* _Exercise_:
From the first line of the data below through the line bearing "anchor=west] (t1) at", reproduce each line exactly; do not include pictures.

* _Source material_:
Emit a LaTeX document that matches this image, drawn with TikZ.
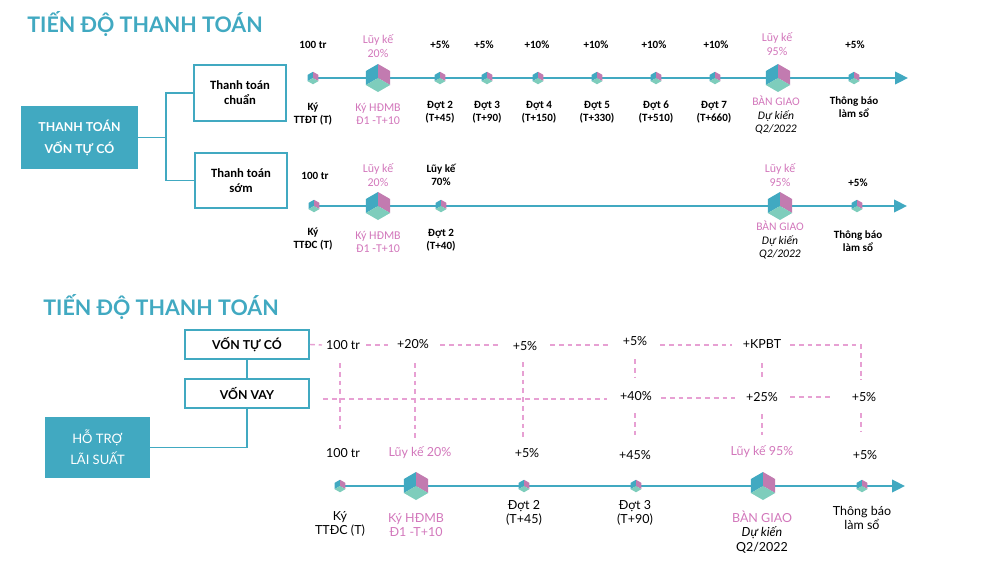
\documentclass[tikz,border=0pt]{standalone}
\usepackage{fontspec}
\setmainfont{Lato}
\newfontfamily\calib{Carlito}
\usetikzlibrary{arrows.meta}

\definecolor{teal1}{HTML}{41A9C1}
\definecolor{pinkface}{HTML}{C27BB0}
\definecolor{mint}{HTML}{7ECDBC}
\definecolor{pinktxt}{HTML}{D277BB}
\definecolor{pinkdash}{HTML}{E7A0D3}

\tikzset{
  pics/cube/.style={code={
    \fill[teal1] (0,0) -- (90:#1) -- (150:#1) -- (210:#1) -- cycle;
    \fill[pinkface] (0,0) -- (90:#1) -- (30:#1) -- (-30:#1) -- cycle;
    \fill[mint] (0,0) -- (210:#1) -- (270:#1) -- (330:#1) -- cycle;
  }}
}

\begin{document}
\begin{tikzpicture}[x=0.02cm, y=-0.02cm,
  title/.style={font=\bfseries\fontsize{12.2}{14}\selectfont, text=teal1, inner sep=0pt},
  up/.style={font=\calib\bfseries\fontsize{6.3}{7.6}\selectfont, align=center, inner sep=0pt},
  upp/.style={font=\calib\fontsize{6.8}{7.6}\selectfont, text=pinktxt, align=center, inner sep=0pt},
  lo/.style={font=\fontsize{7.1}{8.4}\selectfont, align=center, inner sep=0pt},
  wbox/.style={draw=teal1, line width=1.1pt, fill=white, align=center, inner sep=0pt},
  fbox/.style={fill=teal1, text=white, align=center, inner sep=0pt,
    font=\bfseries\fontsize{7}{12.5}\selectfont},
  conn/.style={teal1, line width=1.1pt},
  tline/.style={teal1, line width=1.4pt, -{Triangle[length=0.26cm, width=0.25cm]}},
  pdash/.style={pinkdash, line width=0.8pt, dash pattern=on 2.8pt off 2.2pt}
]
\useasboundingbox (0,0) rectangle (994,569);

% ---- part 1
\node[title, anchor=west] (t1) at (27,24) {TIẾN ĐỘ THANH TOÁN};

\node[fbox, minimum width=2.34cm, minimum height=1.26cm] (tt) at (79.5,137.5) {THANH TOÁN\\VỐN TỰ CÓ};
\node[wbox, minimum width=1.84cm, minimum height=1.12cm, font=\calib\bfseries\fontsize{7.2}{8.6}\selectfont] (ttc) at (240,93) {Thanh toán\\chuẩn};
\node[wbox, minimum width=1.84cm, minimum height=1.10cm, font=\calib\bfseries\fontsize{7.2}{8.6}\selectfont] (tts) at (241,180.5) {Thanh toán\\sớm};
\draw[conn] (ttc.west) -- ++(-27,0) |- (tt.east);
\draw[conn] (tts.west) -- ++(-28,0) |- (tt.east);

% standard payment
\coordinate (a0) at (313,78);
\coordinate (a1) at (908,78);
\draw[tline] (a0) -- (a1);
\foreach \x in {313,440,487,538,597,656,715,854}
  \pic at (\x,78) {cube=0.125cm};
\foreach \x in {378,778}
  \pic at (\x,78) {cube=0.28cm};

\node[up] (a-100) at (313,45) {100 tr};
\node[upp] (a-20) at (378,46) {Lũy kế\\20\%};
\foreach \x/\t in {440/+5\%, 484/+5\%, 537/+10\%, 596/+10\%, 654/+10\%, 716/+10\%, 855/+5\%}
  \node[up] (a-top-\x) at (\x,45) {\t};
\node[upp] (a-95) at (777,44) {Lũy kế\\95\%};

\node[up] (a-ky) at (313,114) {Ký\\TTĐT (T)};
\node[upp] (a-hd) at (378,114) {Ký HĐMB\\Đ1 -T+10};
\foreach \x/\n/\t in {440/2/45, 487/3/90, 539/4/150, 597/5/330, 656/6/510, 714/7/660}
  \node[up] (a-dot-\n) at (\x,112) {Đợt \n\\(T+\t)};
\node[up, font=\calib\fontsize{6.6}{7.7}\selectfont] (a-bg) at (776,115) {{\color{pinktxt}BÀN GIAO}\\\textit{Dự kiến}\\\textit{Q2/2022}};
\node[up] (a-tb) at (854,107) {Thông báo\\làm sổ};

% early payment
\coordinate (b0) at (314,206);
\coordinate (b1) at (907,206);
\draw[tline] (b0) -- (b1);
\foreach \x in {314,441,857}
  \pic at (\x,206) {cube=0.125cm};
\foreach \x in {378,780}
  \pic at (\x,206) {cube=0.28cm};

\node[up] (b-100) at (315,176) {100 tr};
\node[upp] (b-20) at (378,175) {Lũy kế\\20\%};
\node[up] (b-70) at (441,175) {Lũy kế\\70\%};
\node[upp] (b-95) at (780,175) {Lũy kế\\95\%};
\node[up] (b-5) at (858,183) {+5\%};

\node[up] (b-ky) at (313,239) {Ký\\TTĐC (T)};
\node[upp] (b-hd) at (378,242) {Ký HĐMB\\Đ1 -T+10};
\node[up] (b-dot) at (441,240) {Đợt 2\\(T+40)};
\node[up, font=\calib\fontsize{6.6}{7.7}\selectfont] (b-bg) at (780,240) {{\color{pinktxt}BÀN GIAO}\\\textit{Dự kiến}\\\textit{Q2/2022}};
\node[up] (b-tb) at (858,241) {Thông báo\\làm sổ};

% ---- part 2
\node[title, anchor=west] (t2) at (43,307) {TIẾN ĐỘ THANH TOÁN};

\node[wbox, minimum width=2.48cm, minimum height=0.58cm, font=\bfseries\fontsize{7}{9}\selectfont] (vtc) at (247,344.5) {VỐN TỰ CÓ};
\node[wbox, minimum width=2.48cm, minimum height=0.58cm, font=\bfseries\fontsize{7}{9}\selectfont] (vv) at (247,393.5) {VỐN VAY};
\node[fbox, minimum width=2.10cm, minimum height=1.22cm, font=\fontsize{7.4}{12}\selectfont] (hl) at (97.5,447.5) {HỖ TRỢ\\LÃI SUẤT};
\draw[conn] (vtc) -- (vv);
\draw[conn] (vv.south) |- (hl.east);

% dashed grid
\draw[pdash] (vtc.east) -- (322,345);
\draw[pdash] (366,345) -- (388,345);
\draw[pdash] (440,345) -- (500,345);
\draw[pdash] (550,345) -- (610,345);
\draw[pdash] (660,345) -- (732,345);
\draw[pdash] (790,345) -- (861,345) -- (861,380);
\draw[pdash] (323,399) -- (607,399);
\draw[pdash] (661,398) -- (735,398);
\draw[pdash] (790,397) -- (833,397);
\draw[pdash] (340,363) -- (340,432);
\draw[pdash] (415,363) -- (415,438);
\draw[pdash] (523,362) -- (523,438);
\draw[pdash] (635,359) -- (635,378);
\draw[pdash] (635,413) -- (635,435);
\draw[pdash] (762,363) -- (762,378);
\draw[pdash] (762,414) -- (762,435);
\draw[pdash] (861,413) -- (861,432);

\node[lo] (c-100) at (343,345) {100 tr};
\node[lo] (c-20) at (413,344) {+20\%};
\node[lo] (c-5a) at (525,346) {+5\%};
\node[lo] (c-5b) at (635,341) {+5\%};
\node[lo] (c-kp) at (762,344) {+KPBT};
\node[lo] (d-40) at (636,396) {+40\%};
\node[lo] (d-25) at (762,397) {+25\%};
\node[lo] (d-5) at (864,397) {+5\%};

% loan timeline
\node[lo] (e-100) at (343,453) {100 tr};
\node[lo, text=pinktxt] (e-20) at (420,453) {Lũy kế 20\%};
\node[lo] (e-5a) at (527,453) {+5\%};
\node[lo] (e-45) at (635,455) {+45\%};
\node[lo, text=pinktxt] (e-95) at (762,452) {Lũy kế 95\%};
\node[lo] (e-5b) at (865,455) {+5\%};

\coordinate (e0) at (340,486);
\coordinate (e1) at (905,486);
\draw[tline] (e0) -- (e1);
\foreach \x in {340,524,636,862}
  \pic at (\x,486) {cube=0.125cm};
\foreach \x in {416,763}
  \pic at (\x,486) {cube=0.28cm};

\node[lo] (e-ky) at (340,524) {Ký\\TTĐC (T)};
\node[lo, text=pinktxt] (e-hd) at (416,525) {Ký HĐMB\\Đ1 -T+10};
\node[lo] (e-dot2) at (524,513) {Đợt 2\\(T+45)};
\node[lo] (e-dot3) at (635,513) {Đợt 3\\(T+90)};
\node[lo] (e-bg) at (762,532) {{\color{pinktxt}BÀN GIAO}\\\textit{Dự kiến}\\Q2/2022};
\node[lo] (e-tb) at (862,518) {Thông báo\\làm sổ};

\end{tikzpicture}
\end{document}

* _Exercise result_:
Emit a LaTeX document that matches this image, drawn with TikZ.
\documentclass[tikz,border=0pt]{standalone}
\usepackage{fontspec}
\setmainfont{Lato}
\newfontfamily\calib{Carlito}
\usetikzlibrary{arrows.meta}

\definecolor{teal1}{HTML}{41A9C1}
\definecolor{pinkface}{HTML}{C27BB0}
\definecolor{mint}{HTML}{7ECDBC}
\definecolor{pinktxt}{HTML}{D277BB}
\definecolor{pinkdash}{HTML}{E7A0D3}

\tikzset{
  pics/cube/.style={code={
    \fill[teal1] (0,0) -- (90:#1) -- (150:#1) -- (210:#1) -- cycle;
    \fill[pinkface] (0,0) -- (90:#1) -- (30:#1) -- (-30:#1) -- cycle;
    \fill[mint] (0,0) -- (210:#1) -- (270:#1) -- (330:#1) -- cycle;
  }}
}

\begin{document}
\begin{tikzpicture}[x=0.02cm, y=-0.02cm,
  title/.style={font=\bfseries\fontsize{12.2}{14}\selectfont, text=teal1, inner sep=0pt},
  up/.style={font=\calib\bfseries\fontsize{6.3}{7.6}\selectfont, align=center, inner sep=0pt},
  upp/.style={font=\calib\fontsize{6.8}{7.6}\selectfont, text=pinktxt, align=center, inner sep=0pt},
  lo/.style={font=\fontsize{7.1}{8.4}\selectfont, align=center, inner sep=0pt},
  wbox/.style={draw=teal1, line width=1.1pt, fill=white, align=center, inner sep=0pt},
  fbox/.style={fill=teal1, text=white, align=center, inner sep=0pt,
    font=\bfseries\fontsize{7}{12.5}\selectfont},
  conn/.style={teal1, line width=1.1pt},
  tline/.style={teal1, line width=1.4pt, -{Triangle[length=0.26cm, width=0.25cm]}},
  pdash/.style={pinkdash, line width=0.8pt, dash pattern=on 2.8pt off 2.2pt}
]
\useasboundingbox (0,0) rectangle (994,569);

% ---- part 1
\node[title, anchor=west] (t1) at (27,24) {TIẾN ĐỘ THANH TOÁN};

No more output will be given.